# START OF Data to process

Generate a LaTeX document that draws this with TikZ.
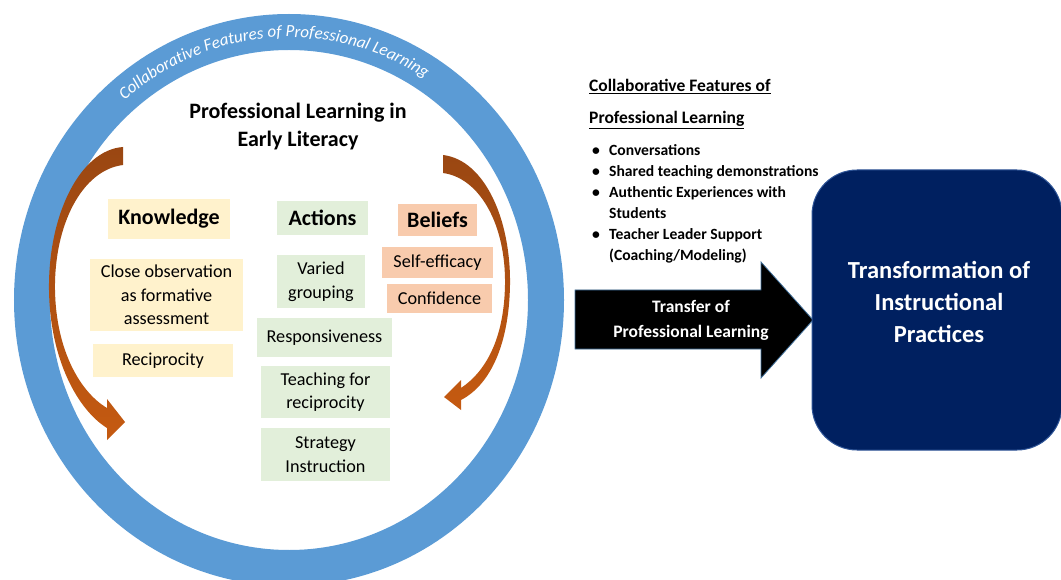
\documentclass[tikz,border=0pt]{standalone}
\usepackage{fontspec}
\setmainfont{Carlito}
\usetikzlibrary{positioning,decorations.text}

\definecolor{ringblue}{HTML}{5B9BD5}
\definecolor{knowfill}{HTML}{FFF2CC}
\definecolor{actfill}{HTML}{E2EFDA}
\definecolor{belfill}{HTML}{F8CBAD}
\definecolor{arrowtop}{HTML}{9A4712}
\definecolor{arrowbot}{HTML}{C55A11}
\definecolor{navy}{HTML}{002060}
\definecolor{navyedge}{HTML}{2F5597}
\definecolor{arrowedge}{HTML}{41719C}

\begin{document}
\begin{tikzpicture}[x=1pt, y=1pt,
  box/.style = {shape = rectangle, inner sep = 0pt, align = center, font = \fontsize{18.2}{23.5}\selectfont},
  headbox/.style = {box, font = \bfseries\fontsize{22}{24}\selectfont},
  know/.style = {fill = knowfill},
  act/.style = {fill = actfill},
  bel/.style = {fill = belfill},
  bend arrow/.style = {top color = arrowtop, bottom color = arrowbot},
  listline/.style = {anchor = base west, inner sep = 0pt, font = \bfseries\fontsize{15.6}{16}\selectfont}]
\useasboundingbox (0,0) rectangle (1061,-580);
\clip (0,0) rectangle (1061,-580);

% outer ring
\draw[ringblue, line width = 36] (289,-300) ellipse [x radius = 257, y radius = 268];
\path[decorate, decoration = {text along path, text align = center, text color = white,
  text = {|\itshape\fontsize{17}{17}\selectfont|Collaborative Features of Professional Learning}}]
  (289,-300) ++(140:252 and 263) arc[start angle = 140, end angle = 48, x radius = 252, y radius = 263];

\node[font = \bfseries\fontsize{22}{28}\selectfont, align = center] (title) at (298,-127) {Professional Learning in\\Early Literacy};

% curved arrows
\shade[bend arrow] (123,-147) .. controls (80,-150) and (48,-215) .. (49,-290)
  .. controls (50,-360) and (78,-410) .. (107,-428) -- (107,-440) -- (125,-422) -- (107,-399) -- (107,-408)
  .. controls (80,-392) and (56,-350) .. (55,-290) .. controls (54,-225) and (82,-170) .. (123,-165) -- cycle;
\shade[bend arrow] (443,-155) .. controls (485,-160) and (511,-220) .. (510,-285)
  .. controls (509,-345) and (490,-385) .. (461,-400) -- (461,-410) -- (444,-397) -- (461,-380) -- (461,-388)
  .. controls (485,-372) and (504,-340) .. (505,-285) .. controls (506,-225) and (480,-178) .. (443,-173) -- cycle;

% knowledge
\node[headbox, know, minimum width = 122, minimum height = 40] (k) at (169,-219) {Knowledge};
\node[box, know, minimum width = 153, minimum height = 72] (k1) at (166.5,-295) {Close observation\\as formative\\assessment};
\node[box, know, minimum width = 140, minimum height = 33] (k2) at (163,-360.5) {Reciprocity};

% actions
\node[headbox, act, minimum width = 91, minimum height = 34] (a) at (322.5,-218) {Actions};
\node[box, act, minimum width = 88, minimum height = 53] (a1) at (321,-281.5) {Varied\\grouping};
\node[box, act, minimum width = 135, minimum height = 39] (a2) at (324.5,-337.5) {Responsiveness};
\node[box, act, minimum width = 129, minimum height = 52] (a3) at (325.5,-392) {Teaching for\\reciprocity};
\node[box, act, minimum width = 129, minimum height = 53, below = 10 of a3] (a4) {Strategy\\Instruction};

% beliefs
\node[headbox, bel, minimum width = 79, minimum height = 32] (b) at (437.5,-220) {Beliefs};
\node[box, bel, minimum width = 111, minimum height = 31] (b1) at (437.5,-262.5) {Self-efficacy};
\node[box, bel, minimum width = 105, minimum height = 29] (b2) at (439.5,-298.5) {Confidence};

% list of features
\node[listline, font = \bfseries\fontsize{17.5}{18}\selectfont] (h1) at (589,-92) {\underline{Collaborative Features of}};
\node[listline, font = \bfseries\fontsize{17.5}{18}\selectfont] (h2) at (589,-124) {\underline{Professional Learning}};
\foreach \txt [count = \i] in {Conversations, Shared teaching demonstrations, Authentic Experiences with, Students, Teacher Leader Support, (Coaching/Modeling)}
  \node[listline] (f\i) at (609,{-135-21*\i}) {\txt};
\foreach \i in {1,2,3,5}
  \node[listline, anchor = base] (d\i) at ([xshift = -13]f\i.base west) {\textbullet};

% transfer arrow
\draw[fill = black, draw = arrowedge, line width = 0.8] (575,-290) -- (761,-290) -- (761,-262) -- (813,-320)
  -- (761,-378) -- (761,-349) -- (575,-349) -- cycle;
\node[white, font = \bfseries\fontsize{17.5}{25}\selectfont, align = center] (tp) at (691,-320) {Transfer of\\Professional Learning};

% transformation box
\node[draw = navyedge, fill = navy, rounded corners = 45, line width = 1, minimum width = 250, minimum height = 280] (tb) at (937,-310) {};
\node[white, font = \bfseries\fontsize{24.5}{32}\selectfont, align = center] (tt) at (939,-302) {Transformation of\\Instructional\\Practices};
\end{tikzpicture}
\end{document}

# END OF Data to process
# START OF Data to process

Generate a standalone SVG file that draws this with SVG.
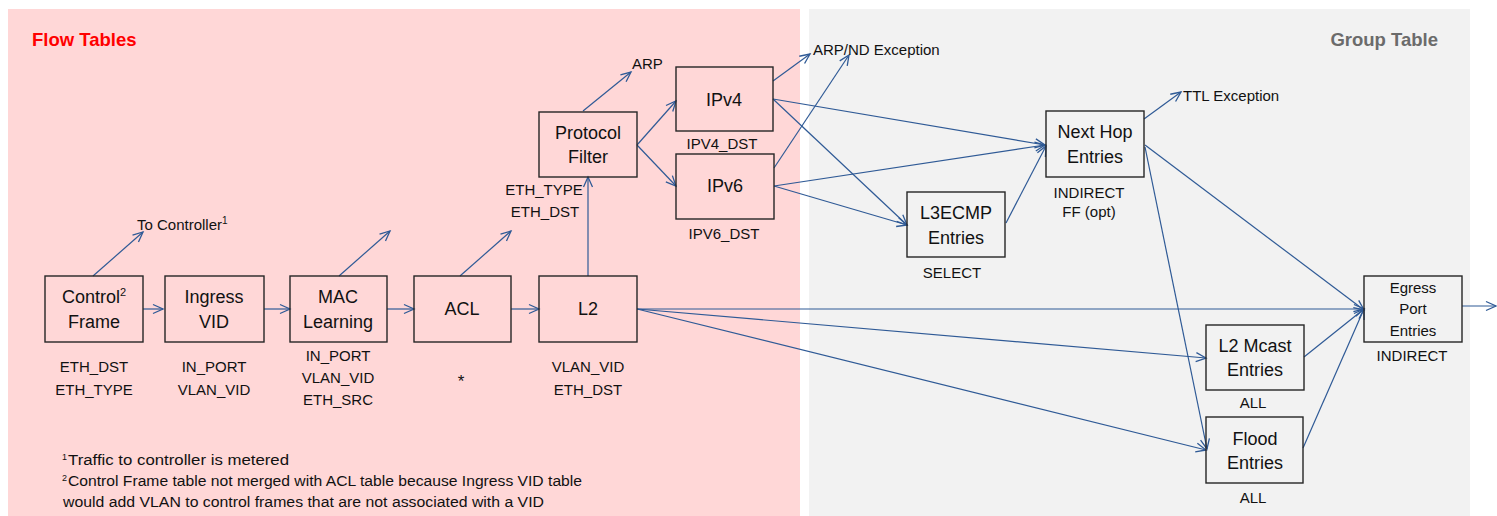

# END OF Data to process
# START OF Data to process

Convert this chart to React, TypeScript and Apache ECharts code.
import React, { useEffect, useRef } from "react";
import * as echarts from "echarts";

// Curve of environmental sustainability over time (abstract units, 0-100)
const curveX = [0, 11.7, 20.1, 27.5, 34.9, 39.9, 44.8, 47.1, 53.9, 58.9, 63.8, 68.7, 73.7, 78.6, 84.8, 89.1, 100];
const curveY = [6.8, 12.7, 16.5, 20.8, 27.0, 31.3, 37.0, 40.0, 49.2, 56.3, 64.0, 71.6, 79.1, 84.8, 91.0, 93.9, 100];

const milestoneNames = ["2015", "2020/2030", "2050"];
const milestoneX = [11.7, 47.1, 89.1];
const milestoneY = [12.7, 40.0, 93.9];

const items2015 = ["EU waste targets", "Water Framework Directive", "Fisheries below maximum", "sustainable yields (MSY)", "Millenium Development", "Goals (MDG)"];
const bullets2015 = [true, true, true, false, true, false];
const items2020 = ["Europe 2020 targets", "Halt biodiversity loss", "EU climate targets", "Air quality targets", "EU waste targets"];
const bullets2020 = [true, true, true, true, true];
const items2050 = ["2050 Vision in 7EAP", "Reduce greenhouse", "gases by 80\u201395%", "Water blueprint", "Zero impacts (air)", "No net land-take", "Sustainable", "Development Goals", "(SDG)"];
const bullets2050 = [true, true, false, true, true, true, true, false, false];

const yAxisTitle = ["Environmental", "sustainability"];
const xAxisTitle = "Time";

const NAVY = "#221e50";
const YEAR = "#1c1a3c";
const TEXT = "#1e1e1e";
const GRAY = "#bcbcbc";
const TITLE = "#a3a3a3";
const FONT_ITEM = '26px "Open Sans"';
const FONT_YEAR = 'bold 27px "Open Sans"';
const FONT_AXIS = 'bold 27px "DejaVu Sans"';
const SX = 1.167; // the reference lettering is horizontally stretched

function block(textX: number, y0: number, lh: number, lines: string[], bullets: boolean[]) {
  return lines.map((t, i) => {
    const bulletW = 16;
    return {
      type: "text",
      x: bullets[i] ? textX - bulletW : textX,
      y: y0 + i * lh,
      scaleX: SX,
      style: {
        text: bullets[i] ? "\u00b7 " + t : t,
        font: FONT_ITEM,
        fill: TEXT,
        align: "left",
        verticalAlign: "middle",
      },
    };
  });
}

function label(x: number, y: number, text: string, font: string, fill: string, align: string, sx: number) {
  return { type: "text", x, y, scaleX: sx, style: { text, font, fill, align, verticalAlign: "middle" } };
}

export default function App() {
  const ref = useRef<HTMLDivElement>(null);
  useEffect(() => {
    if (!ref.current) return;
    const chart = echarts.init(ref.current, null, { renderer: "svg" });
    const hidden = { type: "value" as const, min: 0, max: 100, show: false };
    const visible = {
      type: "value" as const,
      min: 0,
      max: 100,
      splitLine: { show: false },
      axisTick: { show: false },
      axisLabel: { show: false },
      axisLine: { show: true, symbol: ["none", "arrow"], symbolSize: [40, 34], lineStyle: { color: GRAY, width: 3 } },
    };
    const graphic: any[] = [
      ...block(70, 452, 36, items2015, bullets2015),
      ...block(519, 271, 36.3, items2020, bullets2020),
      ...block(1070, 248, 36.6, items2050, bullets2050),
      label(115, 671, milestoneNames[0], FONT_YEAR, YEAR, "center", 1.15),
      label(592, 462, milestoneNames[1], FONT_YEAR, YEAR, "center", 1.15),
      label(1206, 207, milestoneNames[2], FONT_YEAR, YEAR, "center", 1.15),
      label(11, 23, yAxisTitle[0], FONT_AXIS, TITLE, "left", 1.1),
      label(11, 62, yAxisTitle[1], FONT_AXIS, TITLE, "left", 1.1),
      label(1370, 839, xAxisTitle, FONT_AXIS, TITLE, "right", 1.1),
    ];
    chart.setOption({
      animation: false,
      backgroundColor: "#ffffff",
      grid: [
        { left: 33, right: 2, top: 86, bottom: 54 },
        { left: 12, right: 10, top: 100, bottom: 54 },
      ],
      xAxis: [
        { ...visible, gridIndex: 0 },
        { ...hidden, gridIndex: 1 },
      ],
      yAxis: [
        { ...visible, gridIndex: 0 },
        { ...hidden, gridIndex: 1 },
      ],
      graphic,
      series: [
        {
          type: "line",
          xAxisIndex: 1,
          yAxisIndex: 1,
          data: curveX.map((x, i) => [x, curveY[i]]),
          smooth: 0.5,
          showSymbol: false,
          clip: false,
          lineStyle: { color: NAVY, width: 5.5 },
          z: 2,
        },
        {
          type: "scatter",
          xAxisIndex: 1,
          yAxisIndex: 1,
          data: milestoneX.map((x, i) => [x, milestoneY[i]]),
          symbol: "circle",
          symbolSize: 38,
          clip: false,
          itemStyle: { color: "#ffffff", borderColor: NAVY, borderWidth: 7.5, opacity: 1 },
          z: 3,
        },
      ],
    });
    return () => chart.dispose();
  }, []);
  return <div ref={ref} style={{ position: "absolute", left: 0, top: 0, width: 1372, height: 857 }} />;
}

# END OF Data to process

**Task statement:** Omit all pictures, then copy the lines between the ones holding "Generate a LaTeX" and "center] (title) at", inclusive.

**Solution to this exercise:**
Generate a LaTeX document that draws this with TikZ.
\documentclass[tikz,border=0pt]{standalone}
\usepackage{fontspec}
\setmainfont{Carlito}
\usetikzlibrary{positioning,decorations.text}

\definecolor{ringblue}{HTML}{5B9BD5}
\definecolor{knowfill}{HTML}{FFF2CC}
\definecolor{actfill}{HTML}{E2EFDA}
\definecolor{belfill}{HTML}{F8CBAD}
\definecolor{arrowtop}{HTML}{9A4712}
\definecolor{arrowbot}{HTML}{C55A11}
\definecolor{navy}{HTML}{002060}
\definecolor{navyedge}{HTML}{2F5597}
\definecolor{arrowedge}{HTML}{41719C}

\begin{document}
\begin{tikzpicture}[x=1pt, y=1pt,
  box/.style = {shape = rectangle, inner sep = 0pt, align = center, font = \fontsize{18.2}{23.5}\selectfont},
  headbox/.style = {box, font = \bfseries\fontsize{22}{24}\selectfont},
  know/.style = {fill = knowfill},
  act/.style = {fill = actfill},
  bel/.style = {fill = belfill},
  bend arrow/.style = {top color = arrowtop, bottom color = arrowbot},
  listline/.style = {anchor = base west, inner sep = 0pt, font = \bfseries\fontsize{15.6}{16}\selectfont}]
\useasboundingbox (0,0) rectangle (1061,-580);
\clip (0,0) rectangle (1061,-580);

% outer ring
\draw[ringblue, line width = 36] (289,-300) ellipse [x radius = 257, y radius = 268];
\path[decorate, decoration = {text along path, text align = center, text color = white,
  text = {|\itshape\fontsize{17}{17}\selectfont|Collaborative Features of Professional Learning}}]
  (289,-300) ++(140:252 and 263) arc[start angle = 140, end angle = 48, x radius = 252, y radius = 263];

\node[font = \bfseries\fontsize{22}{28}\selectfont, align = center] (title) at (298,-127) {Professional Learning in\\Early Literacy};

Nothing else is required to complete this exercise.